* PROVIDED MATERIAL
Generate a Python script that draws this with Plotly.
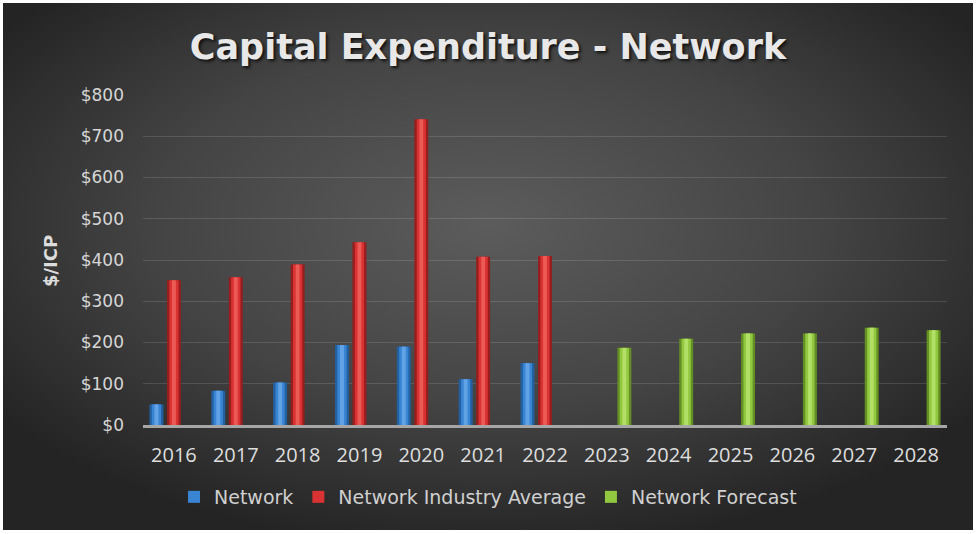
import base64
import plotly.graph_objects as go

years = ["2016", "2017", "2018", "2019", "2020", "2021", "2022",
         "2023", "2024", "2025", "2026", "2027", "2028"]
network = [50, 83, 103, 194, 190, 111, 150,
           None, None, None, None, None, None]
industry_avg = [351, 358, 389, 443, 741, 408, 410,
                None, None, None, None, None, None]
forecast = [None, None, None, None, None, None, None,
            187, 209, 222, 222, 236, 230]
y_ticks = [0, 100, 200, 300, 400, 500, 600, 700, 800]
y_tick_text = ["$0", "$100", "$200", "$300", "$400", "$500", "$600", "$700", "$800"]

W, H = 976, 534
L, R, T, B = 143, 29, 95, 109
pw, ph = W - L - R, H - T - B

# dark radial backdrop with a thin white frame
svg = f"""<svg xmlns='http://www.w3.org/2000/svg' width='{W}' height='{H}'>
<defs><radialGradient id='g' cx='50%' cy='42%' r='62%'>
<stop offset='0%' stop-color='#5c5c5c'/>
<stop offset='55%' stop-color='#444444'/>
<stop offset='100%' stop-color='#242424'/>
</radialGradient></defs>
<rect width='{W}' height='{H}' fill='#ffffff'/>
<rect x='3' y='3' width='{W-6}' height='{H-7}' fill='url(#g)'/>
</svg>"""
bg_src = "data:image/svg+xml;base64," + base64.b64encode(svg.encode()).decode()

# clustered slots: three series per year, each bar in its own slot
slot = 0.283
bar_w = 0.226
series = [
    # name, values, slot index, (edge, body, core) shades
    ("Network", network, -1, ("#22609f", "#3a84d4", "#62a3e6")),
    ("Network Industry Average", industry_avg, 0, ("#961e1e", "#d83232", "#ec5a55")),
    ("Network Forecast", forecast, 1, ("#648f25", "#92c740", "#b2df66")),
]

fig = go.Figure()
for name, vals, k, (edge, body, core) in series:
    centre = k * slot
    fig.add_trace(go.Bar(
        x=years, y=vals, name=name, width=bar_w, offset=centre - bar_w / 2,
        marker=dict(color=edge, line=dict(width=0)),
        showlegend=False, legendgroup=name,
    ))
    # rounded shading: lighter body and core stripes over the same values
    for frac, shade, in_legend in ((0.66, body, True), (0.28, core, False)):
        w = bar_w * frac
        fig.add_trace(go.Bar(
            x=years, y=vals, name=name, width=w, offset=centre - w / 2,
            marker=dict(color=shade, line=dict(width=0)),
            showlegend=in_legend, legendgroup=name, hoverinfo="skip",
        ))

fig.update_layout(
    width=W, height=H,
    margin=dict(l=L, r=R, t=T, b=B, autoexpand=False),
    paper_bgcolor="#ffffff",
    plot_bgcolor="rgba(0,0,0,0)",
    barmode="overlay",
    font=dict(family="DejaVu Sans", color="#d9d9d9"),
    title=dict(
        text="Capital Expenditure - Network",
        x=0.5, xanchor="center", xref="container",
        y=1 - 47 / H, yanchor="middle", yref="container",
        font=dict(size=35, family="DejaVu Sans", weight="bold", color="#e8e8e8",
                  shadow="2px 2px 3px #111111"),
    ),
    legend=dict(
        orientation="h", x=0.5, xanchor="center",
        xref="container", y=(T + ph - 497) / ph, yanchor="middle",
        font=dict(size=19, color="#d0d0d0"),
        bgcolor="rgba(0,0,0,0)", itemwidth=30, traceorder="normal",
    ),
    images=[dict(
        source=bg_src, xref="paper", yref="paper",
        x=-L / pw, y=1 + T / ph, sizex=W / pw, sizey=H / ph,
        xanchor="left", yanchor="top", sizing="stretch", layer="below",
    )],
    annotations=[dict(
        text="<b>$/ICP</b>", textangle=-90, showarrow=False,
        xref="paper", yref="paper", x=(50 - L) / pw, y=(T + ph - 261) / ph,
        xanchor="center", yanchor="middle",
        font=dict(size=18, family="DejaVu Sans", color="#dcdcdc"),
    )],
)
fig.update_xaxes(
    type="category", showgrid=False, showline=True,
    linecolor="#a6a6a6", linewidth=3, tickangle=0,
    tickfont=dict(size=20, family="Open Sans", color="#dedede"), ticklabelstandoff=10,
)
fig.update_yaxes(
    range=[0, 800], tickvals=y_ticks, ticktext=y_tick_text,
    showgrid=True, gridcolor="rgba(255,255,255,0.13)", gridwidth=1,
    zeroline=False, showline=False,
    tickfont=dict(size=17, family="DejaVu Sans", color="#d6d6d6"), ticklabelstandoff=18,
)

fig.write_html("out.html")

* EXERCISE DIRECTIONS
Begin at the first line of the material and copy each line exactly through the one containing "import plotly.graph_objects as go". Omit pictures.

* FINISHED TASK
Generate a Python script that draws this with Plotly.
import base64
import plotly.graph_objects as go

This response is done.